* START *

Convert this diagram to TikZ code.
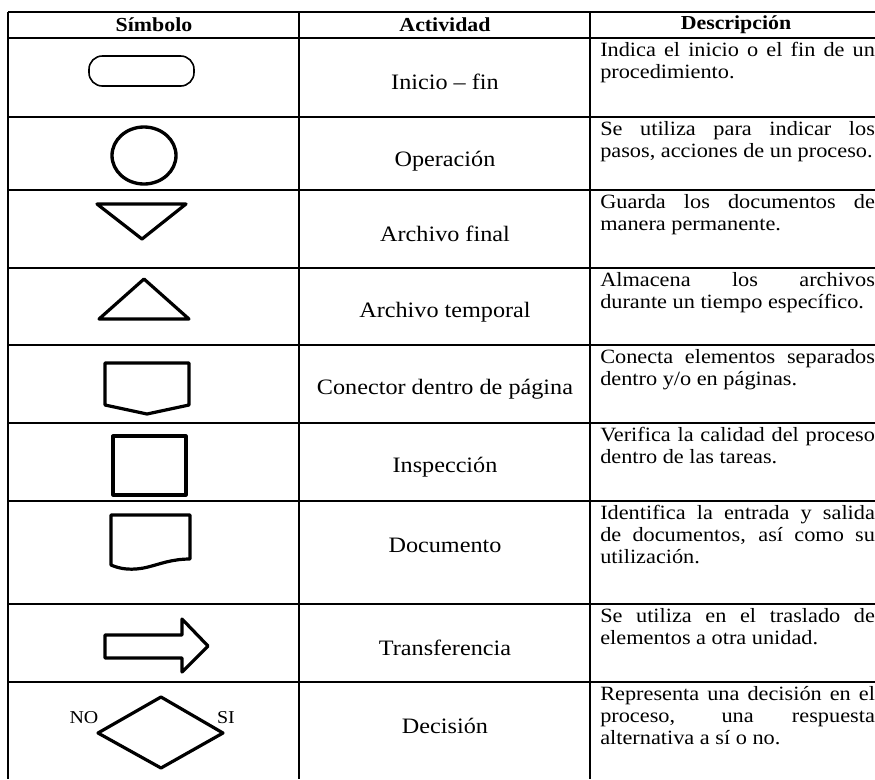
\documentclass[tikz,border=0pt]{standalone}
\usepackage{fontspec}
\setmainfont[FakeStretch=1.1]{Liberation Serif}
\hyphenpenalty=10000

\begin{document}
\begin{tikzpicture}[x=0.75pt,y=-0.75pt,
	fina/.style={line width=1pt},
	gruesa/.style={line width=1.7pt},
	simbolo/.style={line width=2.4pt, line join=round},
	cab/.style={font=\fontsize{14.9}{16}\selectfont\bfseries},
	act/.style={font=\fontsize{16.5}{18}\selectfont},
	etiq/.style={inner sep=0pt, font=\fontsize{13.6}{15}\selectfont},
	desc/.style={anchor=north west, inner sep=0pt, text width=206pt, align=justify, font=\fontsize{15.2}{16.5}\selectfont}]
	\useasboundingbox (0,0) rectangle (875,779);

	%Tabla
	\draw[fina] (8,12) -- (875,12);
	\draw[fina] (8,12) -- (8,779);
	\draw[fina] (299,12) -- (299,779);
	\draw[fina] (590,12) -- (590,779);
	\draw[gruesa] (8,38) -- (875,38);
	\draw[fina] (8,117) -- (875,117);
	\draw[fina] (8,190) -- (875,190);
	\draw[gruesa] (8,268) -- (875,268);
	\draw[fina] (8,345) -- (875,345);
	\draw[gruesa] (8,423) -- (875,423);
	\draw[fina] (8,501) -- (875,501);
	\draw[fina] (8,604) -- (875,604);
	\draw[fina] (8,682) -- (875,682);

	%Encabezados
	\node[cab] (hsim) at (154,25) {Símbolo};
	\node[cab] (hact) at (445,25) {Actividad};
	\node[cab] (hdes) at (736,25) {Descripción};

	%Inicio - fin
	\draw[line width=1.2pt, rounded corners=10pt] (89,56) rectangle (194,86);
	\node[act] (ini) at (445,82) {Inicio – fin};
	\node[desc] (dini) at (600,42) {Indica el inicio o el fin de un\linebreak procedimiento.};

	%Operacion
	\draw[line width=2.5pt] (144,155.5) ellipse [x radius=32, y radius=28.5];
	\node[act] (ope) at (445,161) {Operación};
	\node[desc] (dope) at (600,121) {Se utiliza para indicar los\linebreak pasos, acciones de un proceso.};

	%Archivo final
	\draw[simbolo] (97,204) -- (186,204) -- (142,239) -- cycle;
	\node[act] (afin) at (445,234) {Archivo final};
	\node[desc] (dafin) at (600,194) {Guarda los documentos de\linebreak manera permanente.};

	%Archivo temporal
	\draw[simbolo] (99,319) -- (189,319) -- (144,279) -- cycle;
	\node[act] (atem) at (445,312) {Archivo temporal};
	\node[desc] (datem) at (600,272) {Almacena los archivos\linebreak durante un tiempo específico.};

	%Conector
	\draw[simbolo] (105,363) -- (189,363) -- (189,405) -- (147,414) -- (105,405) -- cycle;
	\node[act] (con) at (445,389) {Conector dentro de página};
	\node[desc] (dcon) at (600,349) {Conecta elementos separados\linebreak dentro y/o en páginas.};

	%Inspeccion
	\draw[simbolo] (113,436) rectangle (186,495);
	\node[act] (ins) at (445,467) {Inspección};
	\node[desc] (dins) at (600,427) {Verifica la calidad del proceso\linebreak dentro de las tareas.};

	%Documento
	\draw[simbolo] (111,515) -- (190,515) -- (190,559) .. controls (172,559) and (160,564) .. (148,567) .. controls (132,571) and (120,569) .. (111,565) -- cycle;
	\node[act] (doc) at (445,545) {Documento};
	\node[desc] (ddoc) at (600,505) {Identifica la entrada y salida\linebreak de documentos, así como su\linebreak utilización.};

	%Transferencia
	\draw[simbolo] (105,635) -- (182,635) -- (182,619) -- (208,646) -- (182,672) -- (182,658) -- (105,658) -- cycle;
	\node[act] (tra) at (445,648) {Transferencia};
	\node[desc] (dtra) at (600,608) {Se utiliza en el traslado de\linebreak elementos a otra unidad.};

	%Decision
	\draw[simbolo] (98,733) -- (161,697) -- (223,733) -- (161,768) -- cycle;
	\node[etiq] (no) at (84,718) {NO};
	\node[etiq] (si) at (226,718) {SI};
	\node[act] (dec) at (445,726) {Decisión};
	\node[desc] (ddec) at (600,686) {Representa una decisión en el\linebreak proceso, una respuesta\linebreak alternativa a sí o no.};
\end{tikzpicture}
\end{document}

* END *

**Goal**
Print the whole listing above once more, word for word, without its pictures.

**Exercise answer**
Convert this diagram to TikZ code.
\documentclass[tikz,border=0pt]{standalone}
\usepackage{fontspec}
\setmainfont[FakeStretch=1.1]{Liberation Serif}
\hyphenpenalty=10000

\begin{document}
\begin{tikzpicture}[x=0.75pt,y=-0.75pt,
	fina/.style={line width=1pt},
	gruesa/.style={line width=1.7pt},
	simbolo/.style={line width=2.4pt, line join=round},
	cab/.style={font=\fontsize{14.9}{16}\selectfont\bfseries},
	act/.style={font=\fontsize{16.5}{18}\selectfont},
	etiq/.style={inner sep=0pt, font=\fontsize{13.6}{15}\selectfont},
	desc/.style={anchor=north west, inner sep=0pt, text width=206pt, align=justify, font=\fontsize{15.2}{16.5}\selectfont}]
	\useasboundingbox (0,0) rectangle (875,779);

	%Tabla
	\draw[fina] (8,12) -- (875,12);
	\draw[fina] (8,12) -- (8,779);
	\draw[fina] (299,12) -- (299,779);
	\draw[fina] (590,12) -- (590,779);
	\draw[gruesa] (8,38) -- (875,38);
	\draw[fina] (8,117) -- (875,117);
	\draw[fina] (8,190) -- (875,190);
	\draw[gruesa] (8,268) -- (875,268);
	\draw[fina] (8,345) -- (875,345);
	\draw[gruesa] (8,423) -- (875,423);
	\draw[fina] (8,501) -- (875,501);
	\draw[fina] (8,604) -- (875,604);
	\draw[fina] (8,682) -- (875,682);

	%Encabezados
	\node[cab] (hsim) at (154,25) {Símbolo};
	\node[cab] (hact) at (445,25) {Actividad};
	\node[cab] (hdes) at (736,25) {Descripción};

	%Inicio - fin
	\draw[line width=1.2pt, rounded corners=10pt] (89,56) rectangle (194,86);
	\node[act] (ini) at (445,82) {Inicio – fin};
	\node[desc] (dini) at (600,42) {Indica el inicio o el fin de un\linebreak procedimiento.};

	%Operacion
	\draw[line width=2.5pt] (144,155.5) ellipse [x radius=32, y radius=28.5];
	\node[act] (ope) at (445,161) {Operación};
	\node[desc] (dope) at (600,121) {Se utiliza para indicar los\linebreak pasos, acciones de un proceso.};

	%Archivo final
	\draw[simbolo] (97,204) -- (186,204) -- (142,239) -- cycle;
	\node[act] (afin) at (445,234) {Archivo final};
	\node[desc] (dafin) at (600,194) {Guarda los documentos de\linebreak manera permanente.};

	%Archivo temporal
	\draw[simbolo] (99,319) -- (189,319) -- (144,279) -- cycle;
	\node[act] (atem) at (445,312) {Archivo temporal};
	\node[desc] (datem) at (600,272) {Almacena los archivos\linebreak durante un tiempo específico.};

	%Conector
	\draw[simbolo] (105,363) -- (189,363) -- (189,405) -- (147,414) -- (105,405) -- cycle;
	\node[act] (con) at (445,389) {Conector dentro de página};
	\node[desc] (dcon) at (600,349) {Conecta elementos separados\linebreak dentro y/o en páginas.};

	%Inspeccion
	\draw[simbolo] (113,436) rectangle (186,495);
	\node[act] (ins) at (445,467) {Inspección};
	\node[desc] (dins) at (600,427) {Verifica la calidad del proceso\linebreak dentro de las tareas.};

	%Documento
	\draw[simbolo] (111,515) -- (190,515) -- (190,559) .. controls (172,559) and (160,564) .. (148,567) .. controls (132,571) and (120,569) .. (111,565) -- cycle;
	\node[act] (doc) at (445,545) {Documento};
	\node[desc] (ddoc) at (600,505) {Identifica la entrada y salida\linebreak de documentos, así como su\linebreak utilización.};

	%Transferencia
	\draw[simbolo] (105,635) -- (182,635) -- (182,619) -- (208,646) -- (182,672) -- (182,658) -- (105,658) -- cycle;
	\node[act] (tra) at (445,648) {Transferencia};
	\node[desc] (dtra) at (600,608) {Se utiliza en el traslado de\linebreak elementos a otra unidad.};

	%Decision
	\draw[simbolo] (98,733) -- (161,697) -- (223,733) -- (161,768) -- cycle;
	\node[etiq] (no) at (84,718) {NO};
	\node[etiq] (si) at (226,718) {SI};
	\node[act] (dec) at (445,726) {Decisión};
	\node[desc] (ddec) at (600,686) {Representa una decisión en el\linebreak proceso, una respuesta\linebreak alternativa a sí o no.};
\end{tikzpicture}
\end{document}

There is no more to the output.